Effect of steam supply to the air-blown gasifier on hot syngas desulphurization

Abstract

The IGCC technology serves to efficiently produce thermal and electrical energy with minimal impact on the environment. In operating IGCC, wet desulphurization is used at temperatures below 200°C. The use of hot desulphurization at temperatures around 500°C will significantly improve IGCC efficiency. The preferred sorbent for hot gas cleaning is ZnO. At temperature of 450-500°C, ZnO begins decomposing because of reactions with syngas components (primarily hydrogen). Steam impedes reaction of ZnO with H2 and increases ZnO thermal stability. Syngas H2/H2O ratio is determined by gasifier operation mode.

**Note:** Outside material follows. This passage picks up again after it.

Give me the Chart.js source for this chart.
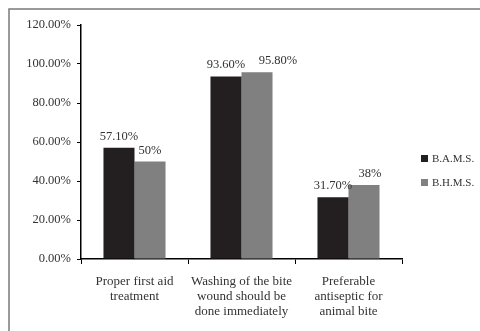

The purpose of this work is to determine maximum temperature of hot gas cleaning depending on condition of ZnO-sorbent thermal stability and steam-air-blown mechanically activated coal gasifier operation mode. To determine the effect of steam supply to syngas composition, experiments were performed on entrained-flow gasifier (1 MW). Experimental results were processed using thermodynamic analysis to determine idealized syngas composition and CFD-modeling to determine real experiment process parameters. Syngas H2O content was determined by CFD-modeling results. Study of ZnO-sorbent thermal stability depending on H2 concentration and syngas H2/H2O ratio was performed by TGA. As a result of experimentally confirmed thermodynamic calculations, ZnO-sorbent thermal stability was found to increase to 815°C due to steam dilution.